Naipaul’s non-fiction—the particular form he pioneered, part travelogue, part reportage, part self-discovery—detonated differently in different parts of the world. The India books upset the Indians; the Africa books upset the Africans, the Islam books upset Muslims; and, of course, they collectively upset liberals everywhere.

Naipaul has variously been accused of self-loathing, bigotry, prejudice, and plain blind-sightedness. Historian Mushirul Hasan, for instance, writes of him: “I believe writers like Naipaul widen the existing chasm between Muslim communities and the followers of other religions. We need writers and poets who create mutual understanding and interfaith dialogue rather than create distrust and promote intolerance.” Edward Said and others have been much harsher.

But that is to miss the point. The contentiousness of Naipaul’s writing is, in a sense, what is most precious about it. He never set himself up to be a bridge builder, a comforter of society: his goal was to be uncompromisingly authentic to himself and uncompromisingly true to what he saw.

Sometimes, that seeing could be limited. Sometimes, it was misplaced. Sometimes, courageous. But at all times, it was uncompromisingly honest, never force-fitted to any preconception.

What that meant was that Naipaul may not ever have had the whole truth about any society, but the piece of truth he did get hold of posed an intellectual and moral challenge that could not be ignored.

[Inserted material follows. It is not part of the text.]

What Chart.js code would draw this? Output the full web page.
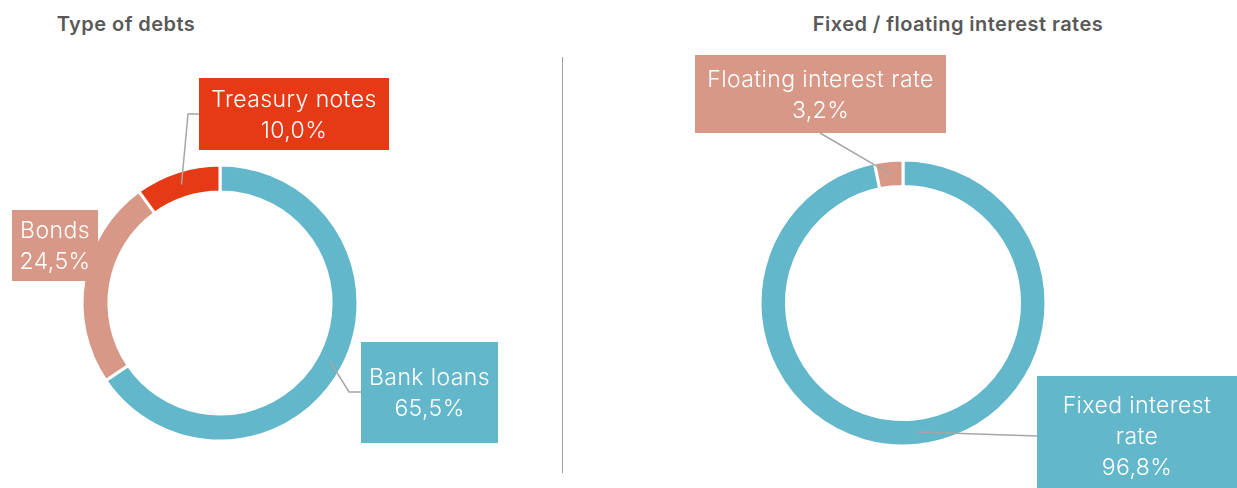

It may not be comforting, for example, that Naipaul saw Hindu resurgence as an inevitable, even a creative and corrective, force arising out of Hinduism’s encounter with Islam and Christianity. What is interesting is that he intuited its force way before anyone else did. What’s also interesting is that back in 2001, exactly around the time he was being feted by the BJP as a Hindutva mascot, he predicted that the contemporary Hindutva project was eventually doomed to fail and implode because it had “no intellectual core”. Yet, even then, it would challenge one to confront the flabbiness of what had passed for the secular and liberal.

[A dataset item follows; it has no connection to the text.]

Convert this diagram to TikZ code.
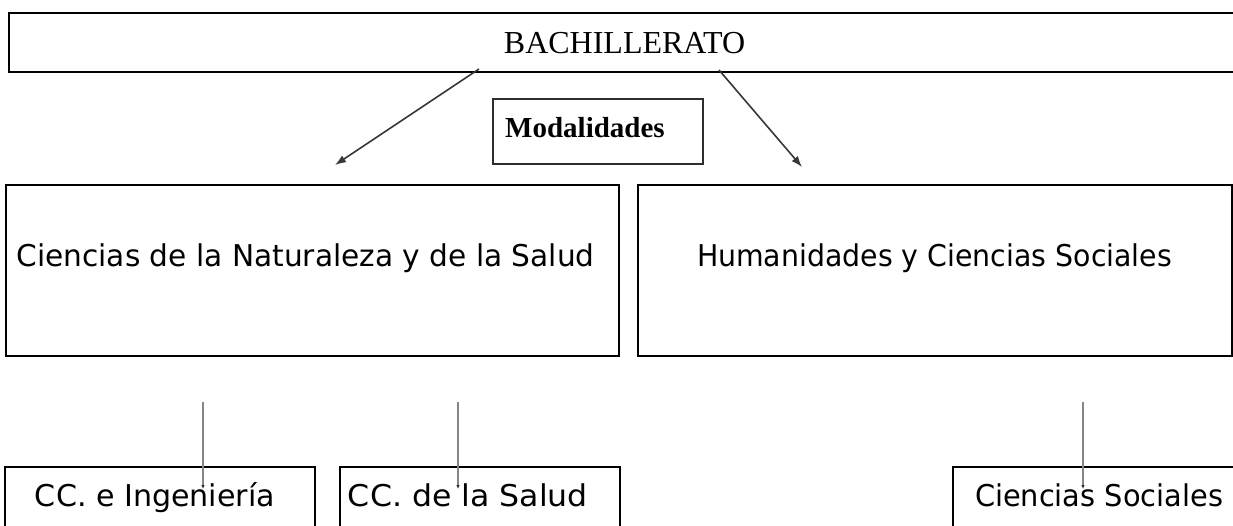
\documentclass[tikz,border=0pt]{standalone}
\usepackage{fontspec}
\setmainfont{Liberation Serif}
\newfontfamily\comicfont{DejaVu Sans}
\usetikzlibrary{arrows.meta}
\newcommand{\fitw}[2]{\resizebox{#1}{\height}{#2}}
\begin{document}
\begin{tikzpicture}[x=1pt,y=-1pt]
\tikzset{
  frame/.style={draw=black, line width=2pt, inner sep=0pt, outer sep=0pt, anchor=north west},
  conn/.style={draw=black!78, line width=1.6pt, -{Latex[length=11pt,width=8pt]}},
  drop/.style={draw=black!48, line width=2pt, -{Latex[length=4pt,width=3.5pt,color=black!80]}},
  serift/.style={font=\fontsize{32}{36}\selectfont, inner sep=0pt, anchor=base},
  boldt/.style={font=\bfseries\fontsize{29}{32}\selectfont, inner sep=0pt, anchor=base west},
  ctext/.style={font=\comicfont\fontsize{30}{34}\selectfont, inner sep=0pt, anchor=base},
}
\useasboundingbox[fill=white] (0,0) rectangle (1233,525);

% top box
\node[frame, minimum width=1240pt, minimum height=59pt] (bach) at (8.5,12.5) {};
\node[serift] (bacht) at (624.5,53.3) {BACHILLERATO};

% Modalidades
\node[frame, draw=black!82, line width=1.8pt, minimum width=210pt, minimum height=65pt] (modbox) at (493,99) {};
\node[boldt] (modt) at (505,137.7) {Modalidades};

% middle boxes
\node[frame, minimum width=613pt, minimum height=171pt] (nat) at (6,185) {};
\node[frame, minimum width=594pt, minimum height=171pt] (hum) at (638,185) {};
\node[ctext] (natt) at (305.6,266.5) {\fitw{578pt}{Ciencias de la Naturaleza y de la Salud}};
\node[ctext] (humt) at (934.5,266.5) {\fitw{475pt}{Humanidades y Ciencias Sociales}};

% bottom boxes
\node[frame, line width=1.7pt, minimum width=310pt, minimum height=80pt] (ing) at (5,467) {};
\node[frame, line width=1.7pt, minimum width=280pt, minimum height=80pt] (sal) at (340,467) {};
\node[frame, line width=1.7pt, minimum width=300pt, minimum height=80pt] (soc) at (953,467) {};
\node[ctext] (ingt) at (155,506.5) {\fitw{240pt}{CC. e Ingeniería}};
\node[ctext] (salt) at (468,506.5) {\fitw{240pt}{CC. de la Salud}};
\node[ctext] (soct) at (1099,506.5) {\fitw{248pt}{Ciencias Sociales}};

% arrows from BACHILLERATO
\coordinate (a1s) at (479,69);
\coordinate (a1e) at (335,165);
\coordinate (a2s) at (719,70);
\coordinate (a2e) at (802,167);
\draw[conn] (a1s) -- (a1e);
\draw[conn] (a2s) -- (a2e);

% vertical drops
\coordinate (v1s) at (203,402);
\coordinate (v1e) at (203,489);
\coordinate (v2s) at (458,402);
\coordinate (v2e) at (458,489);
\coordinate (v3s) at (1083,402);
\coordinate (v3e) at (1083,489);
\draw[drop] (v1s) -- (v1e);
\draw[drop] (v2s) -- (v2e);
\draw[drop] (v3s) -- (v3e);
\end{tikzpicture}
\end{document}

Similarly, while Naipaul’s reportage on Islamic societies dismayed many, it is again a measure of his capacity for the complex and the honest that, in an interview to this magazine years ago, he said: “The two great revealed religions, Islam and Christianity, have altered the world forever, and we all, whatever our faith, walk in their light. Over and above their theology, these religions gave the world social ideas—brotherhood, charity, the feeling of man for man—which we now all take for granted. They are the basis of our political ideas and our ideas of morality. Those ideas didn’t exist before, not in the classical world, not in Hinduism or Buddhism.”

These are not the words of a bigot: they are the words of a writer who unfailingly reported the world as he saw it. In all its shifting complexity.

In that sense, the writer and the man were inextricably intertwined. The grand and the flawed. Both not constructed for the faint-hearted. Both uncompromisingly authentic.

In 2001, Tehelka—the magazine I then worked for—was under severe assault by the ruling BJP government for a sting investigation it had done on corruption in defence procurement. Naipaul was visiting India at the time, the toasted Nobel laureate. But he was also a patron and friend of Tehelka’s. One day, in a surprise move, cutting through the celebratory cavalcade he was ensconced in, he called a press conference and berated the government roundly for its assault. This went some way in acting as a shield for Tehelka. And, of course, the ruling dispensation was highly discomfited. Classic Sir Vidia.

In a world increasingly cookie-cutting its way to dangerous conformities, what I remember V.S. Naipaul most gratefully for then is for being a true original. Being a writer was not merely a vocation for him: it was a piety. He understood its core function and guarded that with a fierce passion. This is why it is impossible to merely praise Sir Vidia. Thankfully, we will always debate him.